Skip every image and restate the data word for word.

**RECORDED INFORMATION**
* * * *
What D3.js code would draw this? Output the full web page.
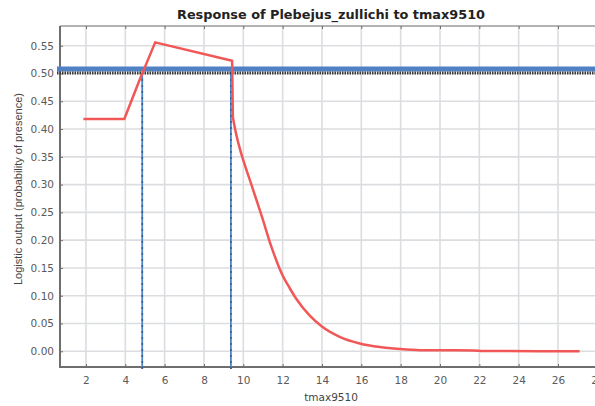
<!DOCTYPE html>
<html>
<head>
<meta charset="utf-8">
<script src="https://cdn.jsdelivr.net/npm/d3@7"></script>
<style>
	body { margin: 0; background: #fff; }
	svg { display: block; font-family: "Liberation Sans", Arial, sans-serif; }
</style>
</head>
<body>
<div id="chart"></div>
<script>
// values
var responseX = [1.87, 3.95, 4.71, 5.52, 9.43, 9.47, 9.6, 9.83, 10.1, 10.42, 10.93, 11.43, 11.94, 12.37, 12.7, 13.38, 13.98, 14.9, 15.92, 16.94, 17.96, 19, 21.7, 22.2, 27.1];
var responseY = [0.418, 0.418, 0.487, 0.556, 0.523, 0.421, 0.397, 0.364, 0.333, 0.299, 0.244, 0.188, 0.141, 0.113, 0.094, 0.064, 0.045, 0.026, 0.014, 0.0075, 0.004, 0.002, 0.0015, 0.0005, 0.0];
var xTicks = [2, 4, 6, 8, 10, 12, 14, 16, 18, 20, 22, 24, 26, 28];
var yTicks = [0, 0.05, 0.1, 0.15, 0.2, 0.25, 0.3, 0.35, 0.4, 0.45, 0.5, 0.55];
var blueLevel = 0.508;
var threshold = 0.5;
var crossX = [4.86, 9.37];
var dropIndex = 5; // curve is smooth from here on

var attrs = {
	width: 595,
	height: 406,
	left: 60,
	top: 26,
	bottom: 367,
	right: 617,
	tickFont: '"DejaVu Sans", Verdana, sans-serif'
};

var svg = d3.select('#chart').append('svg')
	.attr('width', attrs.width)
	.attr('height', attrs.height);

var x = d3.scaleLinear().domain([0.68, 29]).range([attrs.left, attrs.right]);
var y = d3.scaleLinear().domain([-0.0283, 0.5855]).range([attrs.bottom, attrs.top]);

// grid
svg.append('g').selectAll('line').data(xTicks).enter().append('line')
	.attr('x1', d => x(d)).attr('x2', d => x(d))
	.attr('y1', attrs.top).attr('y2', attrs.bottom)
	.attr('stroke', '#dcdde0').attr('stroke-width', 1.6);
svg.append('g').selectAll('line').data(yTicks).enter().append('line')
	.attr('x1', attrs.left).attr('x2', attrs.width)
	.attr('y1', d => y(d)).attr('y2', d => y(d))
	.attr('stroke', '#dcdde0').attr('stroke-width', 1.6);

// frame top
svg.append('line')
	.attr('x1', attrs.left).attr('x2', attrs.width)
	.attr('y1', attrs.top).attr('y2', attrs.top)
	.attr('stroke', '#9a9a9a').attr('stroke-width', 1.5);

// axes with inside ticks
var xAxis = svg.append('g')
	.attr('transform', 'translate(0,' + attrs.bottom + ')')
	.call(d3.axisBottom(x).tickValues(xTicks).tickSizeInner(-3).tickSizeOuter(0).tickPadding(10).tickFormat(d3.format('d')));
var xTop = svg.append('g')
	.attr('transform', 'translate(0,' + attrs.top + ')')
	.call(d3.axisTop(x).tickValues(xTicks).tickSizeInner(-3).tickSizeOuter(0).tickFormat(''));
xTop.select('.domain').remove();
var yAxis = svg.append('g')
	.attr('transform', 'translate(' + attrs.left + ',0)')
	.call(d3.axisLeft(y).tickValues(yTicks).tickSizeInner(-3).tickSizeOuter(0).tickPadding(6).tickFormat(d3.format('.2f')));

[xAxis, yAxis].forEach(function (g) {
	g.select('.domain').attr('stroke', '#6e6e6e').attr('stroke-width', 2);
	g.selectAll('.tick line').attr('stroke', '#6e6e6e');
	g.selectAll('.tick text').attr('fill', '#5a5a5a')
		.style('font-size', '10.5px').style('font-family', attrs.tickFont);
});
xTop.selectAll('.tick line').attr('stroke', '#6e6e6e');
xAxis.select('.domain').attr('d', 'M' + (attrs.left - 1) + ',0H' + attrs.width);
yAxis.select('.domain').attr('d', 'M0,' + attrs.top + 'V' + (attrs.bottom + 1));

// blue level line and dotted threshold
svg.append('line')
	.attr('x1', attrs.left - 3).attr('x2', attrs.width)
	.attr('y1', y(blueLevel)).attr('y2', y(blueLevel))
	.attr('stroke', '#4f81c4').attr('stroke-width', 5);
svg.append('line')
	.attr('x1', attrs.left - 3).attr('x2', attrs.width)
	.attr('y1', y(threshold) - 0.5).attr('y2', y(threshold) - 0.5)
	.attr('stroke', '#3a3a3a').attr('stroke-width', 3)
	.attr('stroke-dasharray', '1.5,1');

// vertical crossing lines
crossX.forEach(function (cx) {
	svg.append('line')
		.attr('x1', x(cx)).attr('x2', x(cx))
		.attr('y1', y(threshold)).attr('y2', attrs.bottom + 2)
		.attr('stroke', '#4a86d0').attr('stroke-width', 1.8);
	svg.append('line')
		.attr('x1', x(cx)).attr('x2', x(cx))
		.attr('y1', y(threshold)).attr('y2', attrs.bottom + 2)
		.attr('stroke', '#333').attr('stroke-width', 1.8)
		.attr('stroke-dasharray', '1,5');
});

// response curve: straight pieces, then a smooth decay
var pts = responseX.map((d, i) => [d, responseY[i]]);
var line = d3.line().x(d => x(d[0])).y(d => y(d[1]));
var smooth = d3.line().x(d => x(d[0])).y(d => y(d[1])).curve(d3.curveMonotoneX);
svg.append('path')
	.attr('fill', 'none')
	.attr('stroke', '#f25757')
	.attr('stroke-width', 2.5)
	.attr('stroke-linejoin', 'round')
	.attr('d', line(pts.slice(0, dropIndex + 1)) + smooth(pts.slice(dropIndex)).replace(/^M/, 'L'));

// titles
svg.append('text')
	.attr('x', 331).attr('y', 19)
	.attr('text-anchor', 'middle')
	.attr('textLength', 308)
	.attr('lengthAdjust', 'spacingAndGlyphs')
	.style('font-size', '12px').style('font-weight', 'bold')
	.style('font-family', attrs.tickFont)
	.attr('fill', '#222')
	.text('Response of Plebejus_zullichi to tmax9510');
svg.append('text')
	.attr('x', 331).attr('y', 401)
	.attr('text-anchor', 'middle')
	.style('font-size', '10.5px')
	.style('font-family', attrs.tickFont)
	.attr('fill', '#444')
	.text('tmax9510');
svg.append('text')
	.attr('transform', 'translate(22,189) rotate(-90)')
	.attr('text-anchor', 'middle')
	.style('font-size', '11px')
	.attr('fill', '#444')
	.text('Logistic output (probability of presence)');
</script>
</body>
</html>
* * * *
**SOLUTION FOR THIS PROBLEM**
What D3.js code would draw this? Output the full web page.
<!DOCTYPE html>
<html>
<head>
<meta charset="utf-8">
<script src="https://cdn.jsdelivr.net/npm/d3@7"></script>
<style>
	body { margin: 0; background: #fff; }
	svg { display: block; font-family: "Liberation Sans", Arial, sans-serif; }
</style>
</head>
<body>
<div id="chart"></div>
<script>
// values
var responseX = [1.87, 3.95, 4.71, 5.52, 9.43, 9.47, 9.6, 9.83, 10.1, 10.42, 10.93, 11.43, 11.94, 12.37, 12.7, 13.38, 13.98, 14.9, 15.92, 16.94, 17.96, 19, 21.7, 22.2, 27.1];
var responseY = [0.418, 0.418, 0.487, 0.556, 0.523, 0.421, 0.397, 0.364, 0.333, 0.299, 0.244, 0.188, 0.141, 0.113, 0.094, 0.064, 0.045, 0.026, 0.014, 0.0075, 0.004, 0.002, 0.0015, 0.0005, 0.0];
var xTicks = [2, 4, 6, 8, 10, 12, 14, 16, 18, 20, 22, 24, 26, 28];
var yTicks = [0, 0.05, 0.1, 0.15, 0.2, 0.25, 0.3, 0.35, 0.4, 0.45, 0.5, 0.55];
var blueLevel = 0.508;
var threshold = 0.5;
var crossX = [4.86, 9.37];
var dropIndex = 5; // curve is smooth from here on

var attrs = {
	width: 595,
	height: 406,
	left: 60,
	top: 26,
	bottom: 367,
	right: 617,
	tickFont: '"DejaVu Sans", Verdana, sans-serif'
};

var svg = d3.select('#chart').append('svg')
	.attr('width', attrs.width)
	.attr('height', attrs.height);

var x = d3.scaleLinear().domain([0.68, 29]).range([attrs.left, attrs.right]);
var y = d3.scaleLinear().domain([-0.0283, 0.5855]).range([attrs.bottom, attrs.top]);

// grid
svg.append('g').selectAll('line').data(xTicks).enter().append('line')
	.attr('x1', d => x(d)).attr('x2', d => x(d))
	.attr('y1', attrs.top).attr('y2', attrs.bottom)
	.attr('stroke', '#dcdde0').attr('stroke-width', 1.6);
svg.append('g').selectAll('line').data(yTicks).enter().append('line')
	.attr('x1', attrs.left).attr('x2', attrs.width)
	.attr('y1', d => y(d)).attr('y2', d => y(d))
	.attr('stroke', '#dcdde0').attr('stroke-width', 1.6);

// frame top
svg.append('line')
	.attr('x1', attrs.left).attr('x2', attrs.width)
	.attr('y1', attrs.top).attr('y2', attrs.top)
	.attr('stroke', '#9a9a9a').attr('stroke-width', 1.5);

// axes with inside ticks
var xAxis = svg.append('g')
	.attr('transform', 'translate(0,' + attrs.bottom + ')')
	.call(d3.axisBottom(x).tickValues(xTicks).tickSizeInner(-3).tickSizeOuter(0).tickPadding(10).tickFormat(d3.format('d')));
var xTop = svg.append('g')
	.attr('transform', 'translate(0,' + attrs.top + ')')
	.call(d3.axisTop(x).tickValues(xTicks).tickSizeInner(-3).tickSizeOuter(0).tickFormat(''));
xTop.select('.domain').remove();
var yAxis = svg.append('g')
	.attr('transform', 'translate(' + attrs.left + ',0)')
	.call(d3.axisLeft(y).tickValues(yTicks).tickSizeInner(-3).tickSizeOuter(0).tickPadding(6).tickFormat(d3.format('.2f')));

[xAxis, yAxis].forEach(function (g) {
	g.select('.domain').attr('stroke', '#6e6e6e').attr('stroke-width', 2);
	g.selectAll('.tick line').attr('stroke', '#6e6e6e');
	g.selectAll('.tick text').attr('fill', '#5a5a5a')
		.style('font-size', '10.5px').style('font-family', attrs.tickFont);
});
xTop.selectAll('.tick line').attr('stroke', '#6e6e6e');
xAxis.select('.domain').attr('d', 'M' + (attrs.left - 1) + ',0H' + attrs.width);
yAxis.select('.domain').attr('d', 'M0,' + attrs.top + 'V' + (attrs.bottom + 1));

// blue level line and dotted threshold
svg.append('line')
	.attr('x1', attrs.left - 3).attr('x2', attrs.width)
	.attr('y1', y(blueLevel)).attr('y2', y(blueLevel))
	.attr('stroke', '#4f81c4').attr('stroke-width', 5);
svg.append('line')
	.attr('x1', attrs.left - 3).attr('x2', attrs.width)
	.attr('y1', y(threshold) - 0.5).attr('y2', y(threshold) - 0.5)
	.attr('stroke', '#3a3a3a').attr('stroke-width', 3)
	.attr('stroke-dasharray', '1.5,1');

// vertical crossing lines
crossX.forEach(function (cx) {
	svg.append('line')
		.attr('x1', x(cx)).attr('x2', x(cx))
		.attr('y1', y(threshold)).attr('y2', attrs.bottom + 2)
		.attr('stroke', '#4a86d0').attr('stroke-width', 1.8);
	svg.append('line')
		.attr('x1', x(cx)).attr('x2', x(cx))
		.attr('y1', y(threshold)).attr('y2', attrs.bottom + 2)
		.attr('stroke', '#333').attr('stroke-width', 1.8)
		.attr('stroke-dasharray', '1,5');
});

// response curve: straight pieces, then a smooth decay
var pts = responseX.map((d, i) => [d, responseY[i]]);
var line = d3.line().x(d => x(d[0])).y(d => y(d[1]));
var smooth = d3.line().x(d => x(d[0])).y(d => y(d[1])).curve(d3.curveMonotoneX);
svg.append('path')
	.attr('fill', 'none')
	.attr('stroke', '#f25757')
	.attr('stroke-width', 2.5)
	.attr('stroke-linejoin', 'round')
	.attr('d', line(pts.slice(0, dropIndex + 1)) + smooth(pts.slice(dropIndex)).replace(/^M/, 'L'));

// titles
svg.append('text')
	.attr('x', 331).attr('y', 19)
	.attr('text-anchor', 'middle')
	.attr('textLength', 308)
	.attr('lengthAdjust', 'spacingAndGlyphs')
	.style('font-size', '12px').style('font-weight', 'bold')
	.style('font-family', attrs.tickFont)
	.attr('fill', '#222')
	.text('Response of Plebejus_zullichi to tmax9510');
svg.append('text')
	.attr('x', 331).attr('y', 401)
	.attr('text-anchor', 'middle')
	.style('font-size', '10.5px')
	.style('font-family', attrs.tickFont)
	.attr('fill', '#444')
	.text('tmax9510');
svg.append('text')
	.attr('transform', 'translate(22,189) rotate(-90)')
	.attr('text-anchor', 'middle')
	.style('font-size', '11px')
	.attr('fill', '#444')
	.text('Logistic output (probability of presence)');
</script>
</body>
</html>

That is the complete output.